Donc l’énorme majorité de ces scrubbers sont des scrubbers en circuit ouvert.
Une récente publication du GESAMP (Groupe mixte d’experts chargé d’étudier les aspects scientifiques de la protection de l’environnement marin) s’inquiète de l’évaluation scientifique des effets des effluents de scrubbers en circuit ouvert sur l’écosystème marin et à plus forte raison sur l’ensemble de la chaîne alimentaire, y compris dans les espèces consommées par les humains. Le rapport s’alarme notamment de la conséquence du relargage des hydrocarbures polycycliques aromatiques, des métaux lourds et des composés organiques volatiles qui pourraient se retrouver concentrés et redistribués dans la chaîne alimentaire complète jusqu’à l’homme.
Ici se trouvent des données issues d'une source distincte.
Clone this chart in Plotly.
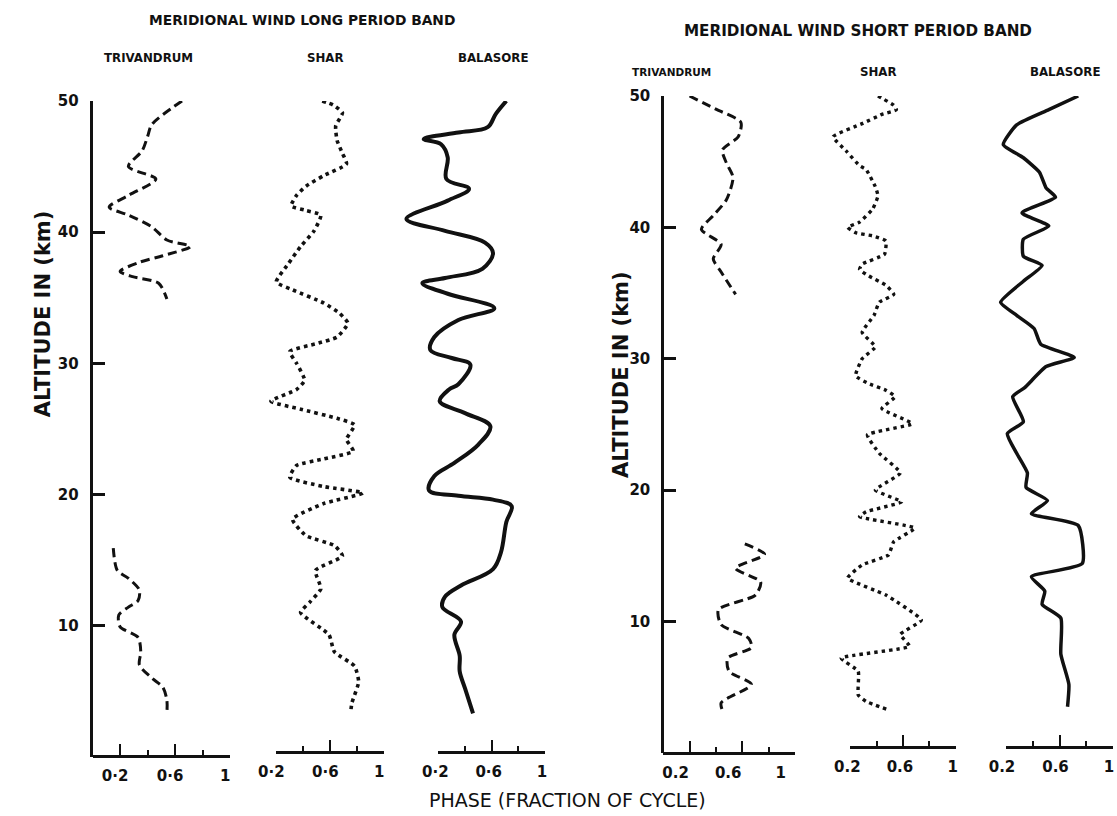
import plotly.graph_objects as go

W, H = 1117, 816

# ---------------- data (phase as fraction of cycle, altitude km) ----------------
L_TRIV_UP_ALT = [50.0, 48.2, 47.3, 46.2, 45.0, 44.05, 42.8, 41.9, 41.3, 40.4, 39.4, 38.9, 38.2, 37.7, 37.0, 36.6, 36.1, 34.9]
L_TRIV_UP_PH = [0.65, 0.43, 0.40, 0.36, 0.26, 0.46, 0.26, 0.12, 0.26, 0.43, 0.54, 0.71, 0.51, 0.34, 0.20, 0.29, 0.48, 0.54]
L_TRIV_LO_ALT = [15.9, 14.2, 13.6, 12.7, 11.9, 11.4, 10.8, 9.9, 9.1, 8.0, 7.0, 6.0, 5.3, 4.3, 3.3]
L_TRIV_LO_PH = [0.15, 0.18, 0.26, 0.34, 0.33, 0.26, 0.19, 0.20, 0.33, 0.35, 0.34, 0.43, 0.51, 0.54, 0.54]

L_SHAR_ALT = [50.0, 49.7, 49.1, 48.1, 47.0, 46.0, 45.2, 44.3, 43.5, 42.8,
              42.0, 41.65, 41.3, 40.1, 38.9, 37.6, 36.2, 35.6, 34.6, 33.8,
              33.05, 32.0, 31.5, 30.9, 30.0, 28.7, 28.0, 27.1, 26.5, 25.8,
              25.3, 24.2, 23.3, 22.7, 22.2, 21.3, 20.6, 20.1, 19.3, 18.1,
              16.85, 16.1, 15.3, 14.2, 12.8, 11.8, 11.0, 9.3, 8.0, 6.9,
              5.7, 4.1, 3.3]
L_SHAR_PH = [0.54, 0.62, 0.69, 0.64, 0.65, 0.69, 0.72, 0.55, 0.42, 0.35,
             0.31, 0.42, 0.53, 0.48, 0.38, 0.29, 0.20, 0.32, 0.55, 0.67,
             0.73, 0.65, 0.50, 0.30, 0.35, 0.41, 0.35, 0.16, 0.38, 0.65,
             0.78, 0.72, 0.77, 0.55, 0.35, 0.30, 0.55, 0.84, 0.55, 0.32,
             0.42, 0.63, 0.69, 0.49, 0.53, 0.45, 0.38, 0.59, 0.63, 0.78,
             0.81, 0.76, 0.75]

L_BAL_ALT = [50.0, 49.0, 48.0, 47.6, 47.1, 46.7, 45.7, 44.05, 43.3, 42.4,
             41.0, 40.1, 39.2, 38.4, 37.2, 36.5, 36.1, 35.3, 34.2, 33.3,
             32.0, 31.0, 30.4, 29.9, 28.4, 28.0, 27.1, 26.2, 25.2, 23.8,
             22.4, 21.4, 20.3, 19.9, 19.6, 19.1, 17.9, 15.6, 14.3, 13.05,
             12.2, 11.4, 10.3, 9.3, 7.7, 6.5, 5.2, 3.3]
L_BAL_PH = [0.71, 0.63, 0.57, 0.35, 0.09, 0.22, 0.27, 0.26, 0.43, 0.27,
            -0.04, 0.25, 0.55, 0.61, 0.53, 0.25, 0.08, 0.27, 0.62, 0.35,
            0.17, 0.14, 0.30, 0.44, 0.35, 0.28, 0.21, 0.40, 0.59, 0.50,
            0.32, 0.17, 0.13, 0.35, 0.61, 0.75, 0.71, 0.67, 0.61, 0.37,
            0.25, 0.23, 0.37, 0.32, 0.36, 0.36, 0.40, 0.46]

R_TRIV_UP_ALT = [50.0, 49.0, 48.0, 46.9, 45.9, 44.9, 43.8, 42.1, 40.9, 39.85, 38.7, 37.6, 36.6, 34.9]
R_TRIV_UP_PH = [0.20, 0.40, 0.59, 0.57, 0.45, 0.48, 0.53, 0.48, 0.38, 0.29, 0.44, 0.38, 0.44, 0.55]
R_TRIV_LO_ALT = [15.9, 15.1, 14.05, 13.0, 12.0, 10.9, 9.75, 8.7, 8.0, 7.2, 6.2, 5.2, 3.8, 3.2]
R_TRIV_LO_PH = [0.62, 0.77, 0.55, 0.74, 0.70, 0.42, 0.44, 0.65, 0.67, 0.49, 0.50, 0.67, 0.44, 0.45]

R_SHAR_ALT = [50.0, 49.3, 48.96, 48.6, 47.9, 46.9, 45.8, 44.7, 44.4, 43.1,
              42.4, 41.4, 40.4, 40.0, 39.6, 39.35, 38.97, 37.95, 37.2, 36.8,
              36.3, 35.6, 34.9, 34.3, 33.3, 32.0, 30.9, 30.0, 28.7, 28.1,
              27.6, 27.1, 26.2, 25.05, 24.2, 22.8, 21.3, 20.0, 19.1, 18.35,
              17.97, 17.1, 16.07, 15.06, 14.3, 13.3, 12.0, 10.1, 9.0, 8.1,
              7.2, 6.2, 4.4, 3.9, 3.3]
R_SHAR_PH = [0.41, 0.53, 0.55, 0.44, 0.29, 0.07, 0.17, 0.27, 0.32, 0.39,
             0.41, 0.37, 0.27, 0.18, 0.24, 0.37, 0.47, 0.46, 0.29, 0.27,
             0.34, 0.47, 0.53, 0.42, 0.38, 0.29, 0.39, 0.29, 0.24, 0.34,
             0.47, 0.54, 0.44, 0.67, 0.33, 0.42, 0.58, 0.39, 0.59, 0.32,
             0.27, 0.69, 0.53, 0.49, 0.29, 0.18, 0.47, 0.74, 0.58, 0.65,
             0.13, 0.26, 0.26, 0.32, 0.48]

R_BAL_ALT = [50.0, 48.96, 47.8, 46.3, 45.3, 44.2, 43.0, 42.3, 41.1, 40.1,
             39.1, 37.8, 37.1, 35.9, 34.3, 33.3, 32.3, 31.1, 30.1, 29.4,
             27.8, 27.1, 25.2, 24.3, 22.8, 21.3, 20.2, 19.2, 18.2, 17.3,
             14.4, 13.4, 12.3, 11.3, 10.25, 7.5, 5.2, 3.5]
R_BAL_PH = [0.74, 0.52, 0.28, 0.18, 0.33, 0.45, 0.50, 0.57, 0.32, 0.52,
            0.33, 0.33, 0.47, 0.33, 0.16, 0.28, 0.41, 0.46, 0.71, 0.50,
            0.34, 0.25, 0.33, 0.21, 0.28, 0.36, 0.35, 0.51, 0.39, 0.74,
            0.77, 0.39, 0.49, 0.47, 0.61, 0.61, 0.67, 0.66]

ALT_TICKS = [10, 20, 30, 40, 50]
PH_MAJOR = [0.2, 0.6, 1.0]
PH_MINOR = [0.4, 0.8]
TICKTEXT_L = ["0·2", "0·6", "1"]
TICKTEXT_R = ["0.2", "0.6", "1"]

TITLE_L = "MERIDIONAL WIND LONG PERIOD BAND"
TITLE_R = "MERIDIONAL WIND SHORT PERIOD BAND"
STATIONS = ["TRIVANDRUM", "SHAR", "BALASORE"]
Y_TITLE = "ALTITUDE IN (km)"
X_TITLE = "PHASE (FRACTION OF CYCLE)"

# ---------------- layout geometry (pixels) ----------------
INK = "#111111"
FONT = "DejaVu Sans"


def fx(p):
    return p / W


def fy(p):
    return 1 - p / H


# p0 = pixel of phase 0, k = pixels per unit phase, d0 = start of drawn scale,
# ay = pixel row of the phase scale
panels = [
    dict(p0=76.0, k=140.0, d0=0.0, ay=755, yid="y", text=TICKTEXT_L, shift=-5),
    dict(p0=235.5, k=137.5, d0=0.2, ay=751, yid="y", text=TICKTEXT_L, shift=-5),
    dict(p0=400.9, k=135.7, d0=0.2, ay=751, yid="y", text=TICKTEXT_L, shift=-3),
    dict(p0=657.0, k=134.0, d0=0.0, ay=752, yid="y2", text=TICKTEXT_R, shift=-14),
    dict(p0=820.7, k=134.0, d0=0.2, ay=746, yid="y2", text=TICKTEXT_R, shift=-3),
    dict(p0=978.75, k=136.25, d0=0.2, ay=746, yid="y2", text=TICKTEXT_R, shift=-4),
]

series = [
    [(L_TRIV_UP_PH, L_TRIV_UP_ALT), (L_TRIV_LO_PH, L_TRIV_LO_ALT)],
    [(L_SHAR_PH, L_SHAR_ALT)],
    [(L_BAL_PH, L_BAL_ALT)],
    [(R_TRIV_UP_PH, R_TRIV_UP_ALT), (R_TRIV_LO_PH, R_TRIV_LO_ALT)],
    [(R_SHAR_PH, R_SHAR_ALT)],
    [(R_BAL_PH, R_BAL_ALT)],
]
styles = [
    dict(width=3.0, dash="9px,5px", smoothing=0.8),
    dict(width=3.6, dash="3.6px,4px", smoothing=0.5),
    dict(width=4.0, dash="solid", smoothing=1.0),
    dict(width=3.0, dash="9px,5px", smoothing=0.7),
    dict(width=3.4, dash="3.4px,4px", smoothing=0.4),
    dict(width=3.5, dash="solid", smoothing=0.5),
]

fig = go.Figure()
layout = {}

for i, (pn, ser, st) in enumerate(zip(panels, series, styles)):
    data_id = "x" if i == 0 else f"x{i + 1}"
    disp_id = f"x{i + 7}"
    lo = -0.25
    hi = min(1.15, (W - 1 - pn["p0"]) / pn["k"])
    # data axis (invisible, wide enough to hold the curve)
    layout["xaxis" if i == 0 else f"xaxis{i + 1}"] = dict(
        domain=[fx(pn["p0"] + pn["k"] * lo), fx(pn["p0"] + pn["k"] * hi)],
        range=[lo, hi], visible=False, anchor=pn["yid"], fixedrange=True,
    )
    # display axis (the short bracketed phase scale)
    layout[f"xaxis{i + 7}"] = dict(
        domain=[fx(pn["p0"] + pn["k"] * pn["d0"]), fx(pn["p0"] + pn["k"] * 1.0)],
        range=[pn["d0"], 1.0], anchor="free", position=fy(pn["ay"]),
        showline=True, linewidth=3, linecolor=INK,
        showgrid=False, zeroline=False,
        tickmode="array", tickvals=PH_MAJOR, ticktext=pn["text"],
        ticks="inside", ticklen=11, tickwidth=2.4, tickcolor=INK,
        minor=dict(tickmode="array", tickvals=PH_MINOR, ticks="inside",
                   ticklen=5, tickwidth=2.2, tickcolor=INK, showgrid=False),
        ticklabelshift=pn["shift"], ticklabelstandoff=5,
        tickfont=dict(family=FONT, size=15, color=INK, weight="bold"),
        fixedrange=True,
    )
    for ph, alt in ser:
        fig.add_trace(go.Scatter(
            x=ph, y=alt, xaxis=data_id, yaxis=pn["yid"], mode="lines",
            line=dict(color=INK, width=st["width"], dash=st["dash"],
                      shape="spline", smoothing=st["smoothing"]),
            showlegend=False, hoverinfo="skip",
        ))
    # empty trace so the display axis is realised
    fig.add_trace(go.Scatter(x=[], y=[], xaxis=disp_id, yaxis=pn["yid"],
                             showlegend=False, hoverinfo="skip"))

yax_common = dict(
    range=[0, 50], anchor="free", showline=True, linewidth=3, linecolor=INK,
    showgrid=False, zeroline=False, tickmode="array", tickvals=ALT_TICKS,
    ticks="inside", ticklen=12, tickwidth=2.6, tickcolor=INK,
    ticklabelstandoff=8,
    tickfont=dict(family=FONT, size=15, color=INK, weight="bold"),
    fixedrange=True,
)
layout["yaxis"] = dict(yax_common, domain=[fy(756), fy(93)], position=fx(74))
layout["yaxis2"] = dict(yax_common, domain=[fy(752), fy(88)], position=fx(656))

ann = []


def text(t, x, y, size, bold=True, angle=0):
    ann.append(dict(
        text=t, x=fx(x), y=fy(y), xref="paper", yref="paper",
        xanchor="center", yanchor="middle", showarrow=False, textangle=angle,
        font=dict(family=FONT, size=size, color=INK, weight="bold" if bold else "normal"),
    ))


text(TITLE_L, 289, 11, 13.8)
text(TITLE_R, 855, 22, 15.2)
for name, x in zip(STATIONS, [133, 313, 484]):
    text(name, x, 50, 11.8)
for name, x, s in zip(STATIONS, [665, 876, 1066], [10.5, 11.8, 11.8]):
    text(name, x, 64, s)
text(Y_TITLE, 25, 308, 21, angle=-90)
text(Y_TITLE, 614, 370, 21, angle=-90)
text(X_TITLE, 560, 800, 19, bold=False)

fig.update_layout(
    width=W, height=H, margin=dict(l=0, r=0, t=0, b=0),
    paper_bgcolor="white", plot_bgcolor="rgba(0,0,0,0)",
    showlegend=False, annotations=ann, **layout,
)

fig.write_html("out.html")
Singapour, la Californie, le Massachusetts, la partie allemande du Rhin, dans le canal de Kiel ont d'ores et déjà interdit les rejets de scrubbers en mer. Même la Chine y songe sérieusement pour ses fleuves. Le port de Dublin, la Lituanie, la Lettonie, la Belgique, la Nouvelle Zélande et l'Australie, avec la grande barrière de corail, se mobilisent contre les scrubbers en circuit ouvert.
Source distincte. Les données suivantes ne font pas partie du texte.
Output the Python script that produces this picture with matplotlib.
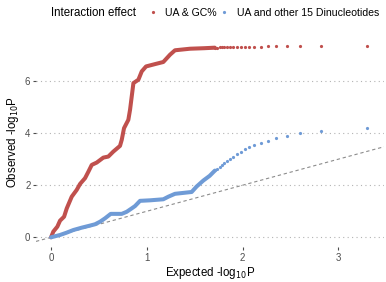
import matplotlib
matplotlib.use('Agg')
import matplotlib.pyplot as plt
from matplotlib.lines import Line2D

plt.rcParams['font.family'] = ['Liberation Sans', 'DejaVu Sans']

# curve body (dense points, drawn as a thick line)
red_exp = [0, 0.024, 0.066, 0.094, 0.136, 0.164, 0.216, 0.268, 0.303, 0.355, 0.390,
           0.425, 0.477, 0.546, 0.598, 0.650, 0.720, 0.738, 0.762, 0.807, 0.825,
           0.860, 0.912, 0.947, 0.992, 1.086, 1.172, 1.242, 1.294, 1.451, 1.60, 1.71]
red_obs = [0, 0.22, 0.41, 0.64, 0.79, 1.11, 1.56, 1.82, 2.05, 2.27, 2.52,
           2.78, 2.87, 3.06, 3.10, 3.29, 3.51, 3.74, 4.19, 4.51, 4.90,
           5.92, 6.05, 6.37, 6.56, 6.65, 6.73, 7.01, 7.18, 7.24, 7.26, 7.28]

blue_exp = [0, 0.094, 0.164, 0.233, 0.320, 0.407, 0.459, 0.512, 0.564, 0.623, 0.738,
            0.790, 0.842, 0.877, 0.929, 1.033, 1.172, 1.225, 1.294, 1.468, 1.520,
            1.590, 1.656, 1.71]
blue_obs = [0, 0.09, 0.18, 0.28, 0.37, 0.45, 0.50, 0.60, 0.73, 0.90, 0.90,
            0.98, 1.11, 1.20, 1.40, 1.42, 1.46, 1.56, 1.67, 1.74, 1.95,
            2.18, 2.36, 2.56]

# sparse upper tail (individual points)
tail_exp = [3.30, 2.82, 2.60, 2.46, 2.35, 2.26, 2.19, 2.12, 2.07, 2.02,
            1.98, 1.94, 1.90, 1.87, 1.84, 1.81, 1.78, 1.76, 1.73, 1.71]
red_tail = [7.34, 7.34, 7.33, 7.33, 7.33, 7.33, 7.32, 7.32, 7.32, 7.31,
            7.31, 7.31, 7.30, 7.30, 7.30, 7.29, 7.29, 7.29, 7.28, 7.28]
blue_tail = [4.18, 4.09, 4.00, 3.90, 3.80, 3.71, 3.62, 3.53, 3.45, 3.38,
             3.29, 3.20, 3.10, 3.01, 2.93, 2.85, 2.76, 2.70, 2.63, 2.57]

labels = ['UA & GC%', 'UA and other 15 Dinucleotides']
red = '#c0504d'
blue = '#6f9bd6'
grey = '#4d4d4d'

fig = plt.figure(figsize=(3.86, 2.82), dpi=100)
ax = fig.add_axes([36 / 386, 1 - 247 / 282, 348 / 386, 210 / 282])

ax.axline((0, 0), slope=1, color='#8c8c8c', lw=0.8, ls=(0, (3, 2.5)), zorder=1)

ax.plot(red_exp, red_obs, color=red, lw=2.9, solid_capstyle='round', zorder=2)
ax.plot(tail_exp, red_tail, 'o', color=red, ms=2.3, mew=0, zorder=2)
ax.plot(blue_exp, blue_obs, color=blue, lw=2.9, solid_capstyle='round', zorder=3)
ax.plot(tail_exp, blue_tail, 'o', color=blue, ms=2.3, mew=0, zorder=3)

ax.set_xlim(-0.157, 3.476)
ax.set_ylim(-0.372, 7.69)
ax.set_xticks([0, 1, 2, 3])
ax.set_yticks([0, 2, 4, 6])
ax.yaxis.grid(True, color='#b3b3b3', lw=0.8, ls=(0, (1, 3)))
ax.set_axisbelow(True)
for s in ax.spines.values():
    s.set_visible(False)
ax.tick_params(length=2.5, width=0.8, color=grey, labelcolor=grey, labelsize=7, pad=1.5)

ax.set_xlabel('Expected -log$_{10}$P', fontsize=8.3, labelpad=2)
ax.set_ylabel('Observed -log$_{10}$P', fontsize=8.3, labelpad=3)

fig.text(51 / 386, 1 - 13 / 282, 'Interaction effect', fontsize=8.3, va='center', ha='left')
handles = [Line2D([], [], ls='', marker='o', color=red, ms=2.3, mew=0),
           Line2D([], [], ls='', marker='o', color=blue, ms=2.3, mew=0)]
fig.legend(handles, labels, loc='center left', bbox_to_anchor=(149 / 386, 1 - 13 / 282),
           ncol=2, frameon=False, fontsize=7.6, handlelength=0.8, handletextpad=0.75,
           columnspacing=0.3, borderpad=0, borderaxespad=0)

fig.savefig('out.png', dpi=100)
A défaut d’un politique coercitive d’interdiction, ou avant d’opter pour ce modèle, une forte incitation à investir dans des dispositifs vertueux est des plus souhaitables. L’objet de cet amendement est de restreindre l’accès aux déductions d’impôts, à hauteur de 85% des coûts immobilisés, telles que l’organise le 3° de l’article 39 decies C, aux seuls scrubbers en circuits fermés, afin d’écarter du dispositif d’incitation fiscale les scrubbers en circuits ouverts et d’enrayer l’augmentation de ces équipements non vertueux que les armateurs installent chaque année à la faveur d’une réglementation européenne qui malheureusement l’autorise quand bien même ils ne font que déplacer la pollution de l’air à l’eau et aux fonds marins.